Sept. 14, 2011
When people told Leron Jackson he couldn't make it, he never believed them.
"Anyone can do something to make a mark in this world," says the 33-year-old Carriere native. Jackson has been living with cerebral palsy his whole life, but he hasn't let his disability hold him back. He received his bachelor's degree in criminal justice and correctional services from Jackson State University last December.
As a teenager, Jackson began working for his mother, Hollia Thompson, now 50. She has worked for the Arc of Mississippi, an advocacy organization for citizens with cognitive, intellectual and developmental disabilities, since the family moved to Byram in 1983. Today, Jackson does advocacy work for people with disabilities and is a motivational speaker with the organization.
"Knowing about the things I went through inspires people to go out and do great things," he says, "The work grew on me and made me the person I am today.

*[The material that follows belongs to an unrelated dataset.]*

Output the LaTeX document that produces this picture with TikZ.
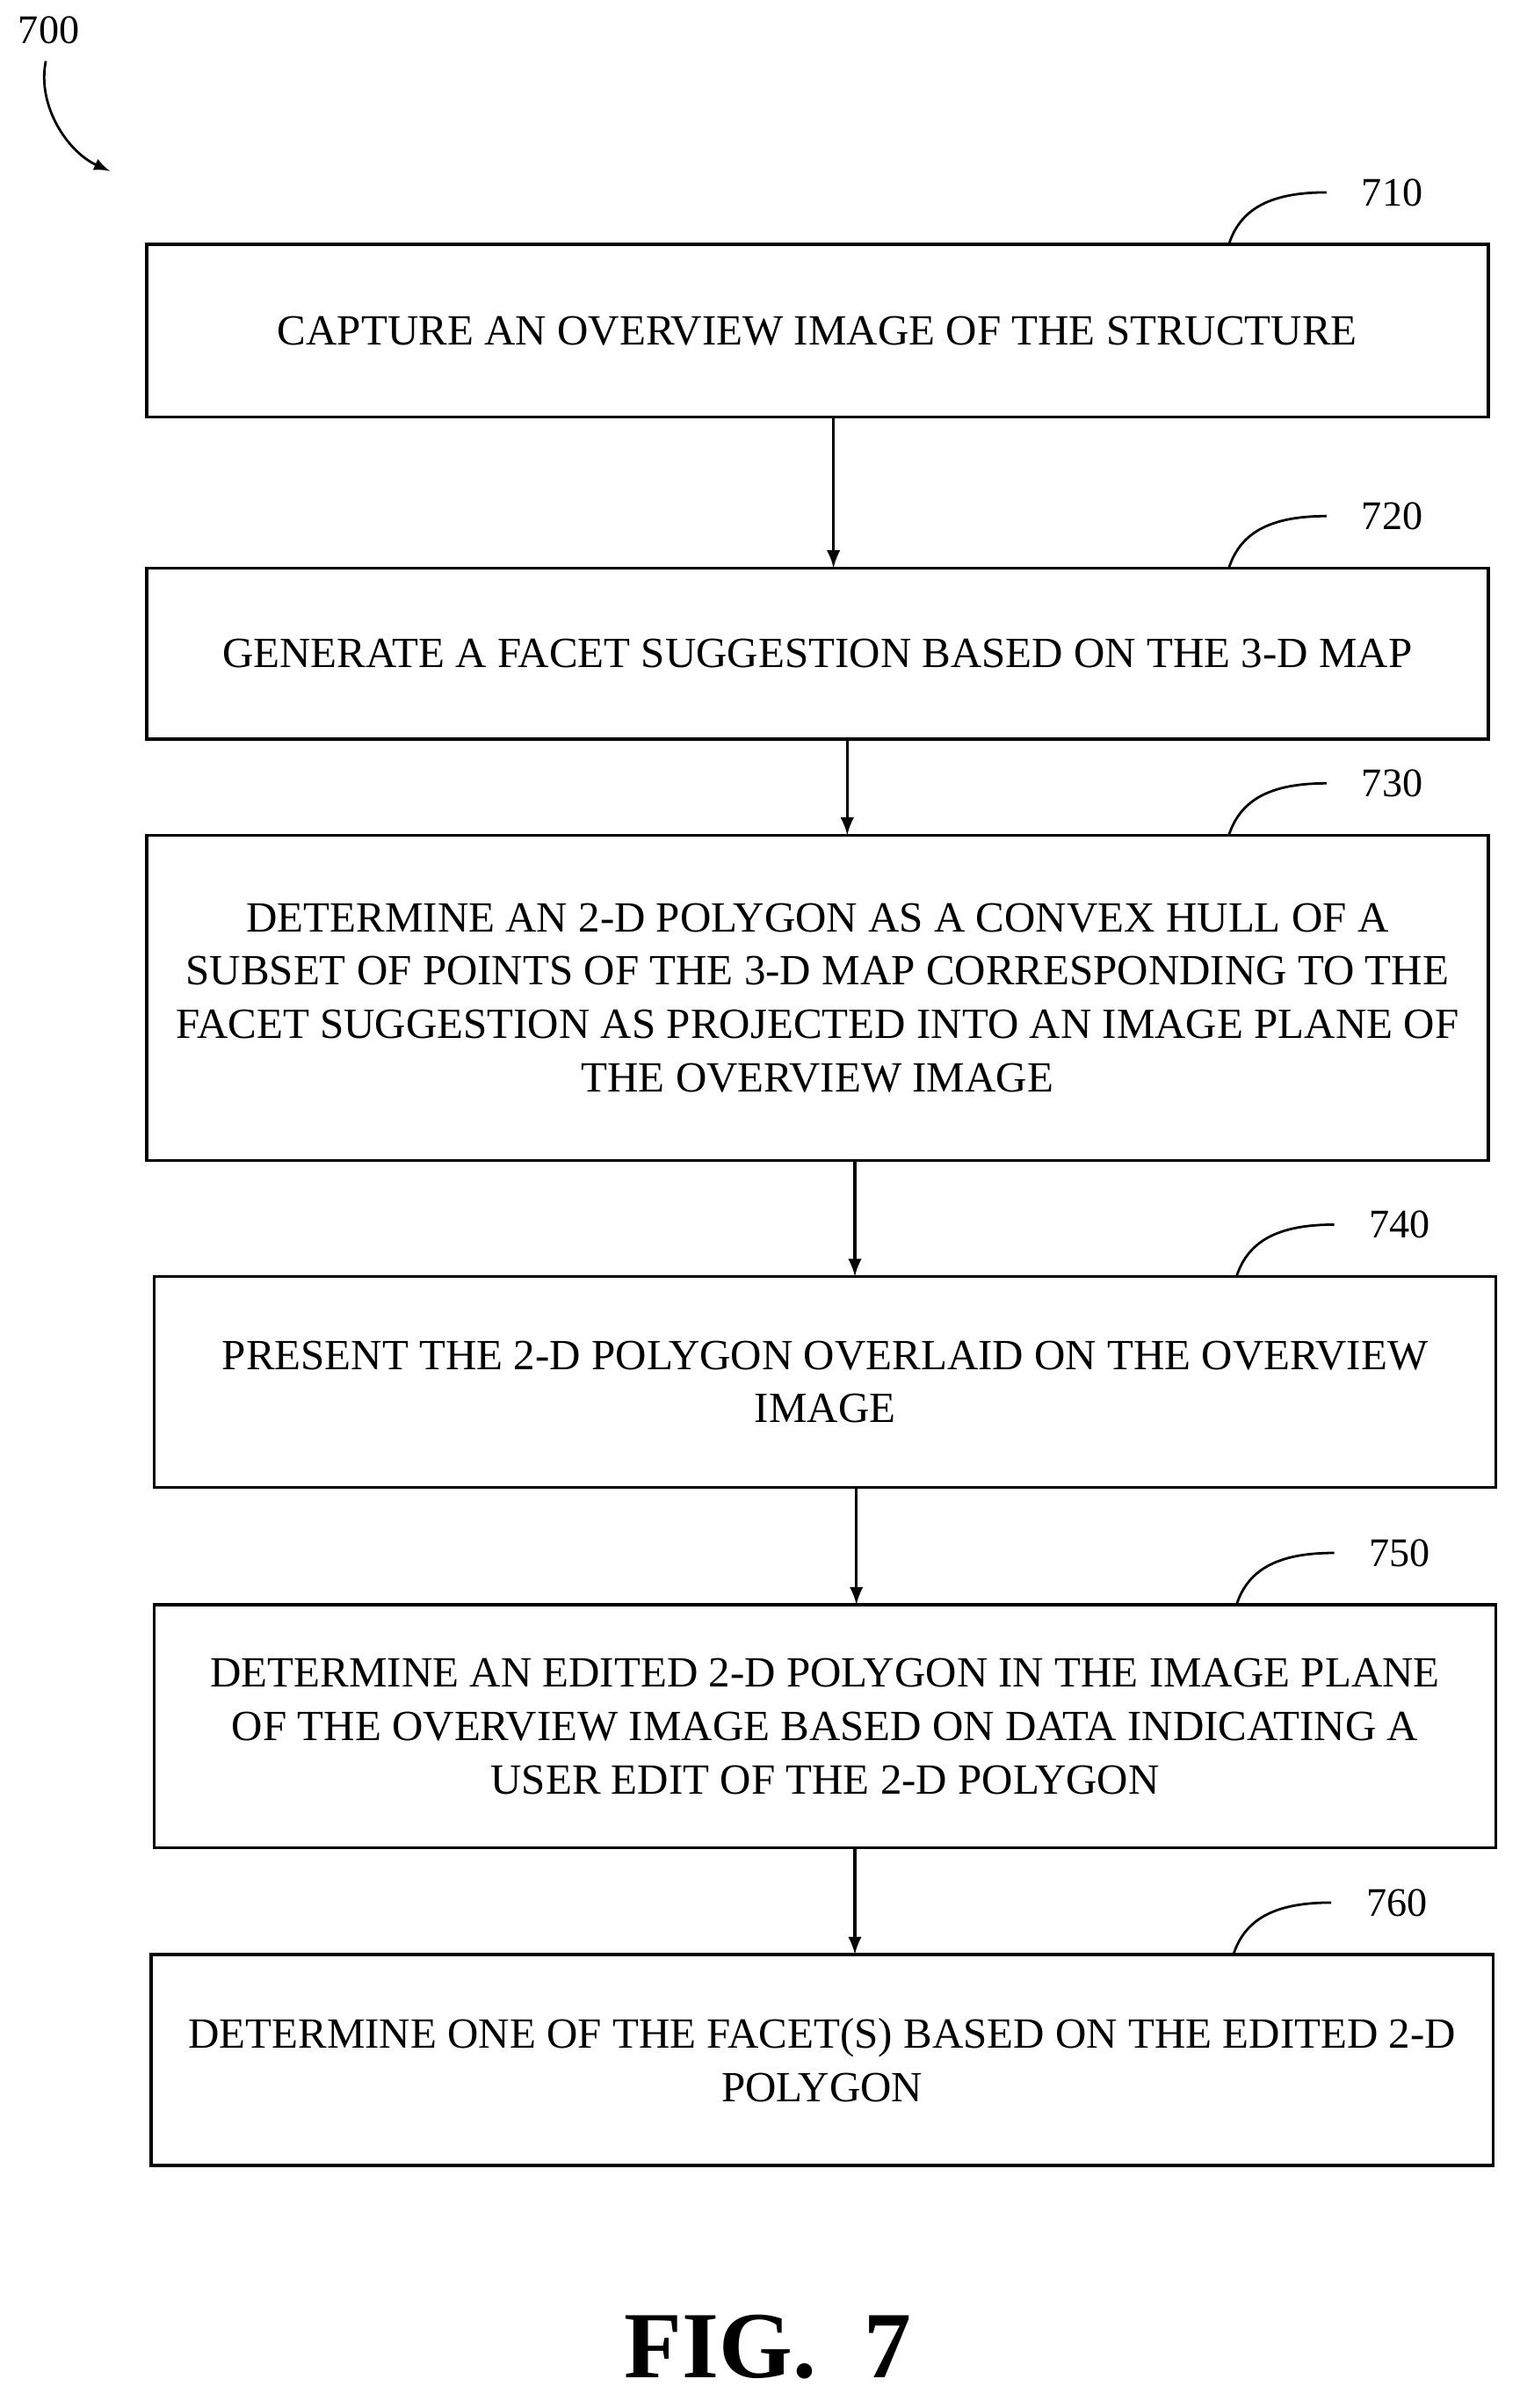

I'm happy my mother got me out there."
Thompson saw that her son had a gift. "He has the ability to channel energy to help others," she says, "I've never met anyone with more perseverance and sense of self."
Jackson learned self-advocacy at the National Youth Leadership Conference in 1997, where he has since served on the planning committee. His admission essay earned him a chance to meet Pres. George W. Bush, who was looking for a person with a disability to accompany him when he signed the Americans with Disabilities Amendments Act in 2008. Bush liked the language Jackson used in his essay and quoted from it in his speech.
After that experience, Jackson began a youth leadership conference at home. Mark Smith, executive director of the Coalition for Citizens with Disabilities and one of Jackson's greatest inspirations, directed that effort.
Jackson's quest for a quality education has met with great opposition over the years. He had to fight for that right. Still, at the Jackson State University graduation this spring, Jackson was not allowed to walk with his class.
"It has definitely been a struggle," he says. "So many people thought I couldn't do it. Sometimes, they'd knock me down to where I didn't want to get up. Now it's my job to pick people up."
He thanks his family and his unshakable faith in God for all he's accomplished.
"All his struggles gave him the strength to do what he needs to do," Thompson says.
Jackson wants to study disability-rights law, and he intends to pursue a career in it while continuing to advocate for people with disabilities. "It goes to show that you should never tell anyone they can't make it," he says. "I'm a living testament that they can."